> **Given request**
The data below should be restated word for word, with every picture omitted.
* * *
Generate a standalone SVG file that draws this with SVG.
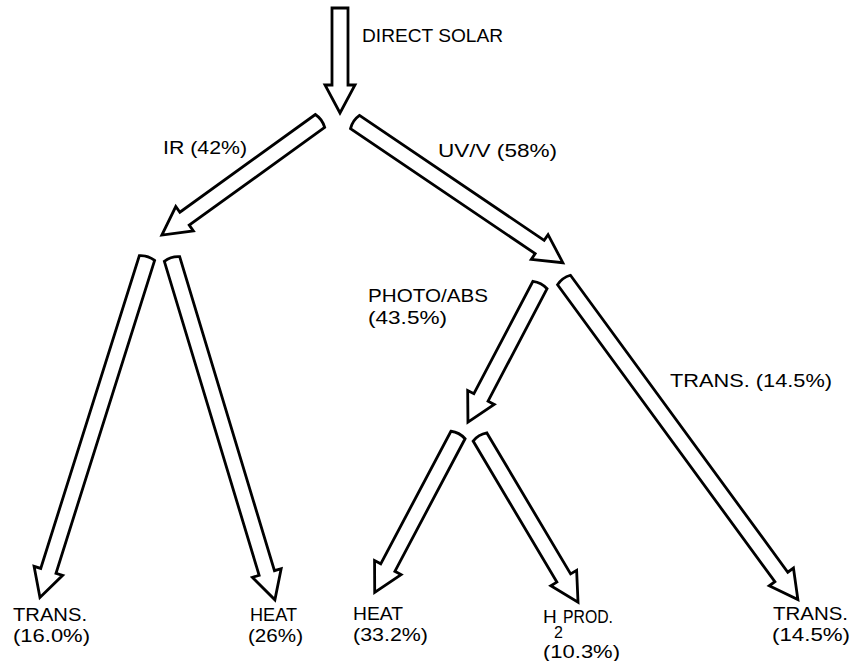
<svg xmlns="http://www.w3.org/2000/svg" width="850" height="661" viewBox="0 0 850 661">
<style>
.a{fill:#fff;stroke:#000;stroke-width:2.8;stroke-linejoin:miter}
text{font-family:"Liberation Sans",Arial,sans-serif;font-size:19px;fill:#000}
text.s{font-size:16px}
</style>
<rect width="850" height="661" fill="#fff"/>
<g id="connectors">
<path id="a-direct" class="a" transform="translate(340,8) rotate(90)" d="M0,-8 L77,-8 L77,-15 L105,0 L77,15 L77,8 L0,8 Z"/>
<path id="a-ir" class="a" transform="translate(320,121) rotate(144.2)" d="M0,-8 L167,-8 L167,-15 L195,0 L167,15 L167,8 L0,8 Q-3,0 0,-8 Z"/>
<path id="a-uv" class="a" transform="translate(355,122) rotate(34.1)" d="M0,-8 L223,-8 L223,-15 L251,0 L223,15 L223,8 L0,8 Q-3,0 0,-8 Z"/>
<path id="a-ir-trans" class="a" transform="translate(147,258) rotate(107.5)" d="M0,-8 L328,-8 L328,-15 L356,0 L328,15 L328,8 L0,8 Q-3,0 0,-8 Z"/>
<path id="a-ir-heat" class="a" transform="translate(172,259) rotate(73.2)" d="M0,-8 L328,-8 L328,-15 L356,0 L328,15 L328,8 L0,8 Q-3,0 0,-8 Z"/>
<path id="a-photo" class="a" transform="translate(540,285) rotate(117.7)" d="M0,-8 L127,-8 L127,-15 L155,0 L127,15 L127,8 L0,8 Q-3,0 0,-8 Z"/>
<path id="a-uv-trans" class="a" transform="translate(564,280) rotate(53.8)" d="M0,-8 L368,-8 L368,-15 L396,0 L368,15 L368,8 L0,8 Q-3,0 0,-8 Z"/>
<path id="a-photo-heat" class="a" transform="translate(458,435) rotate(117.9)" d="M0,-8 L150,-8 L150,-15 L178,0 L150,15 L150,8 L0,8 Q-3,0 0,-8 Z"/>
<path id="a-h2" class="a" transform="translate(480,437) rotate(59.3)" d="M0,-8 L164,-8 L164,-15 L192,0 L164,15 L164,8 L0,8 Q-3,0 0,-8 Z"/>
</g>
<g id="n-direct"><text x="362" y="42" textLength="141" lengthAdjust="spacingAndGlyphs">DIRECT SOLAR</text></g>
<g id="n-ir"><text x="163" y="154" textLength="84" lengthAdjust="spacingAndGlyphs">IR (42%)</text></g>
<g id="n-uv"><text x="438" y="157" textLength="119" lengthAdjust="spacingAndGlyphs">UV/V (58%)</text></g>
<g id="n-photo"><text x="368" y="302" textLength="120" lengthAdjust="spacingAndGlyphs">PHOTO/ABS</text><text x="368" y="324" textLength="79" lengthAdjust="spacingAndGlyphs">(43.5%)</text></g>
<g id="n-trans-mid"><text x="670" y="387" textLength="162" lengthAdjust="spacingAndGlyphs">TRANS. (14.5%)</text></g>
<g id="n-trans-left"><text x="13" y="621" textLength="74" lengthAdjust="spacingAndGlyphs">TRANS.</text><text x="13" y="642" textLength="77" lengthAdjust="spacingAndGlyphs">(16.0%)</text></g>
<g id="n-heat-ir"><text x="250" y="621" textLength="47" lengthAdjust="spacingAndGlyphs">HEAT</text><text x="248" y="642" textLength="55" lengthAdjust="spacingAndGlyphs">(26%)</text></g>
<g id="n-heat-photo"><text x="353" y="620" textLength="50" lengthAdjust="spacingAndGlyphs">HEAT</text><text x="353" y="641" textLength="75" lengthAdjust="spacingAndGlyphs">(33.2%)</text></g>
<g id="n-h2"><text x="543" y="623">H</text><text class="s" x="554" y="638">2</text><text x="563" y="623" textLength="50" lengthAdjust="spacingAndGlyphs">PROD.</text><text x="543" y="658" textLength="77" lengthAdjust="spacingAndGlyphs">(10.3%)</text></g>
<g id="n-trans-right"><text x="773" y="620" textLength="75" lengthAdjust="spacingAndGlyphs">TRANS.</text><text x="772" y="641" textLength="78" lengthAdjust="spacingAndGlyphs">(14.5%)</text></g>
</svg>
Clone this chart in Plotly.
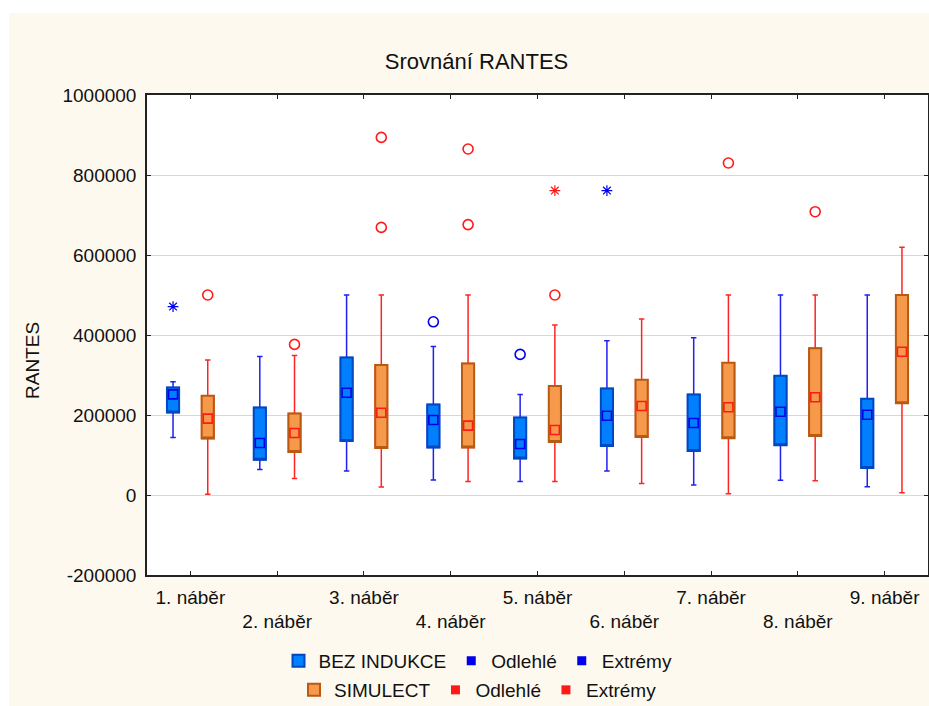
* * *
> **Solution to this task**
Generate a standalone SVG file that draws this with SVG.
<svg xmlns="http://www.w3.org/2000/svg" width="850" height="661" viewBox="0 0 850 661">
<style>
.a{fill:#fff;stroke:#000;stroke-width:2.8;stroke-linejoin:miter}
text{font-family:"Liberation Sans",Arial,sans-serif;font-size:19px;fill:#000}
text.s{font-size:16px}
</style>
<rect width="850" height="661" fill="#fff"/>
<g id="connectors">
<path id="a-direct" class="a" transform="translate(340,8) rotate(90)" d="M0,-8 L77,-8 L77,-15 L105,0 L77,15 L77,8 L0,8 Z"/>
<path id="a-ir" class="a" transform="translate(320,121) rotate(144.2)" d="M0,-8 L167,-8 L167,-15 L195,0 L167,15 L167,8 L0,8 Q-3,0 0,-8 Z"/>
<path id="a-uv" class="a" transform="translate(355,122) rotate(34.1)" d="M0,-8 L223,-8 L223,-15 L251,0 L223,15 L223,8 L0,8 Q-3,0 0,-8 Z"/>
<path id="a-ir-trans" class="a" transform="translate(147,258) rotate(107.5)" d="M0,-8 L328,-8 L328,-15 L356,0 L328,15 L328,8 L0,8 Q-3,0 0,-8 Z"/>
<path id="a-ir-heat" class="a" transform="translate(172,259) rotate(73.2)" d="M0,-8 L328,-8 L328,-15 L356,0 L328,15 L328,8 L0,8 Q-3,0 0,-8 Z"/>
<path id="a-photo" class="a" transform="translate(540,285) rotate(117.7)" d="M0,-8 L127,-8 L127,-15 L155,0 L127,15 L127,8 L0,8 Q-3,0 0,-8 Z"/>
<path id="a-uv-trans" class="a" transform="translate(564,280) rotate(53.8)" d="M0,-8 L368,-8 L368,-15 L396,0 L368,15 L368,8 L0,8 Q-3,0 0,-8 Z"/>
<path id="a-photo-heat" class="a" transform="translate(458,435) rotate(117.9)" d="M0,-8 L150,-8 L150,-15 L178,0 L150,15 L150,8 L0,8 Q-3,0 0,-8 Z"/>
<path id="a-h2" class="a" transform="translate(480,437) rotate(59.3)" d="M0,-8 L164,-8 L164,-15 L192,0 L164,15 L164,8 L0,8 Q-3,0 0,-8 Z"/>
</g>
<g id="n-direct"><text x="362" y="42" textLength="141" lengthAdjust="spacingAndGlyphs">DIRECT SOLAR</text></g>
<g id="n-ir"><text x="163" y="154" textLength="84" lengthAdjust="spacingAndGlyphs">IR (42%)</text></g>
<g id="n-uv"><text x="438" y="157" textLength="119" lengthAdjust="spacingAndGlyphs">UV/V (58%)</text></g>
<g id="n-photo"><text x="368" y="302" textLength="120" lengthAdjust="spacingAndGlyphs">PHOTO/ABS</text><text x="368" y="324" textLength="79" lengthAdjust="spacingAndGlyphs">(43.5%)</text></g>
<g id="n-trans-mid"><text x="670" y="387" textLength="162" lengthAdjust="spacingAndGlyphs">TRANS. (14.5%)</text></g>
<g id="n-trans-left"><text x="13" y="621" textLength="74" lengthAdjust="spacingAndGlyphs">TRANS.</text><text x="13" y="642" textLength="77" lengthAdjust="spacingAndGlyphs">(16.0%)</text></g>
<g id="n-heat-ir"><text x="250" y="621" textLength="47" lengthAdjust="spacingAndGlyphs">HEAT</text><text x="248" y="642" textLength="55" lengthAdjust="spacingAndGlyphs">(26%)</text></g>
<g id="n-heat-photo"><text x="353" y="620" textLength="50" lengthAdjust="spacingAndGlyphs">HEAT</text><text x="353" y="641" textLength="75" lengthAdjust="spacingAndGlyphs">(33.2%)</text></g>
<g id="n-h2"><text x="543" y="623">H</text><text class="s" x="554" y="638">2</text><text x="563" y="623" textLength="50" lengthAdjust="spacingAndGlyphs">PROD.</text><text x="543" y="658" textLength="77" lengthAdjust="spacingAndGlyphs">(10.3%)</text></g>
<g id="n-trans-right"><text x="773" y="620" textLength="75" lengthAdjust="spacingAndGlyphs">TRANS.</text><text x="772" y="641" textLength="78" lengthAdjust="spacingAndGlyphs">(14.5%)</text></g>
</svg>
Clone this chart in Plotly.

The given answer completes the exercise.